## Exercise brief:
Leaving out every picture, retype the lines below from the top through the one that contains "540, 541, 542]".

## Data extract:
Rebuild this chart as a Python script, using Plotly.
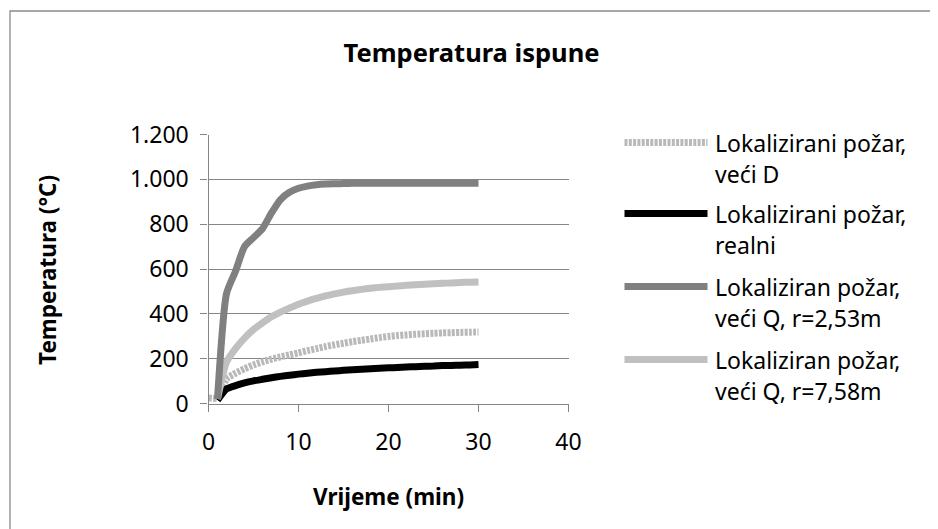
import plotly.graph_objects as go

W, H = 938, 529
OFF = 6.5  # page body margin offset

minutes = list(range(1, 31))
minutes_d = [0] + minutes

veci_d = [25, 25, 110, 135, 155, 172, 186, 198, 208, 217, 226, 236, 245, 254, 262, 269,
          276, 282, 288, 294, 299, 303, 306, 309, 311, 313, 315, 316, 317, 318, 319]
realni = [15, 65, 80, 92, 101, 108, 115, 121, 126, 131, 135, 139, 142, 145, 148, 151,
          153, 155, 157, 159, 161, 163, 164, 166, 167, 169, 170, 171, 172, 174]
r253 = [20, 490, 590, 700, 740, 780, 850, 910, 942, 960, 970, 976, 979, 980, 981,
        982, 982, 982, 982, 982, 982, 982, 982, 982, 982, 982, 982, 982, 982, 982]
r758 = [20, 185, 245, 292, 330, 360, 387, 408, 426, 443, 457, 469, 480, 489, 497, 503,
        509, 514, 518, 521, 524, 527, 530, 532, 534, 536, 538, 540, 541, 542]

names = ["Lokalizirani požar,<br>veći D",
         "Lokalizirani požar,<br>realni",
         "Lokaliziran požar,<br>veći Q, r=2,53m",
         "Lokaliziran požar,<br>veći Q, r=7,58m"]
colors = ["#b9b9b9", "#000000", "#808080", "#c0c0c0"]
dashes = ["3px,1.3px", "solid", "solid", "solid"]
xs = [minutes_d, minutes, minutes, minutes]
ys = [veci_d, realni, r253, r758]

title = "Temperatura ispune"
x_title = "Vrijeme (min)"
y_title = "Temperatura (°C)"

FONT = "Noto Sans"

def px(x):
    return (x - OFF) / W

def py(y):
    return 1 - (y - OFF) / H

fig = go.Figure()
for i in [0, 1, 3, 2]:
    fig.add_trace(go.Scatter(
        x=xs[i], y=ys[i], mode="lines", name=names[i], showlegend=False,
        line=dict(color=colors[i], width=7, dash=dashes[i], shape="spline", smoothing=0.6),
    ))

shapes = []
annotations = []
shapes.append(dict(type="rect", xref="paper", yref="paper",
                   x0=px(8.5), x1=px(W + 20), y0=py(H + 20), y1=py(9.5),
                   line=dict(color="#8a8a8a", width=1.3), fillcolor="rgba(0,0,0,0)", layer="below"))

leg_y = [141, 212, 285, 358]
for i in range(4):
    shapes.append(dict(type="line", xref="paper", yref="paper",
                       x0=px(623), x1=px(706), y0=py(leg_y[i]), y1=py(leg_y[i]),
                       line=dict(color=colors[i], width=7, dash=dashes[i])))
    for j, part in enumerate(names[i].split("<br>")):
        annotations.append(dict(text=part, xref="paper", yref="paper",
                                x=px(711), y=py(leg_y[i] + j * 31.5),
                                xanchor="left", yanchor="middle", showarrow=False,
                                font=dict(family=FONT, size=23, color="#000")))

annotations.append(dict(text=f"<b>{x_title}</b>", xref="paper", yref="paper",
                        x=px(387), y=py(495), xanchor="center", yanchor="middle",
                        showarrow=False, font=dict(family=FONT, size=22.5, color="#000")))
annotations.append(dict(text=f"<b>{y_title}</b>", xref="paper", yref="paper",
                        x=px(46), y=py(269), xanchor="center", yanchor="middle",
                        textangle=-90, showarrow=False,
                        font=dict(family=FONT, size=22.5, color="#000")))

fig.update_layout(
    width=W, height=H,
    margin=dict(l=0, r=0, t=0, b=0, autoexpand=False),
    paper_bgcolor="white", plot_bgcolor="white",
    separators=",.",
    title=dict(text=f"<b>{title}</b>", x=px(470), y=py(52), xanchor="center", yanchor="middle",
               xref="paper", yref="paper", automargin=False,
               font=dict(family=FONT, size=25.5, color="#000")),
    font=dict(family=FONT, size=20, color="#000"),
    xaxis=dict(domain=[px(207), px(567)], range=[0, 40], dtick=10, tick0=0, automargin=False,
               showgrid=False, zeroline=False, showline=True, linecolor="#868686", linewidth=1.3,
               ticks="outside", ticklen=7, tickcolor="#868686", tickwidth=1.3,
               ticklabelstandoff=11, tickfont=dict(family=FONT, size=23, color="#000")),
    yaxis=dict(domain=[py(402), py(133)], range=[0, 1200], dtick=200, tick0=0, automargin=False,
               tickformat=",d",
               showgrid=True, gridcolor="#868686", gridwidth=1.3, zeroline=False,
               showline=True, linecolor="#868686", linewidth=1.3,
               ticks="outside", ticklen=7, tickcolor="#868686", tickwidth=1.3,
               ticklabelstandoff=7, tickfont=dict(family=FONT, size=23, color="#000")),
    shapes=shapes,
    annotations=annotations,
)

fig.write_html("out.html")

## Full answer:
Rebuild this chart as a Python script, using Plotly.
import plotly.graph_objects as go

W, H = 938, 529
OFF = 6.5  # page body margin offset

minutes = list(range(1, 31))
minutes_d = [0] + minutes

veci_d = [25, 25, 110, 135, 155, 172, 186, 198, 208, 217, 226, 236, 245, 254, 262, 269,
          276, 282, 288, 294, 299, 303, 306, 309, 311, 313, 315, 316, 317, 318, 319]
realni = [15, 65, 80, 92, 101, 108, 115, 121, 126, 131, 135, 139, 142, 145, 148, 151,
          153, 155, 157, 159, 161, 163, 164, 166, 167, 169, 170, 171, 172, 174]
r253 = [20, 490, 590, 700, 740, 780, 850, 910, 942, 960, 970, 976, 979, 980, 981,
        982, 982, 982, 982, 982, 982, 982, 982, 982, 982, 982, 982, 982, 982, 982]
r758 = [20, 185, 245, 292, 330, 360, 387, 408, 426, 443, 457, 469, 480, 489, 497, 503,
        509, 514, 518, 521, 524, 527, 530, 532, 534, 536, 538, 540, 541, 542]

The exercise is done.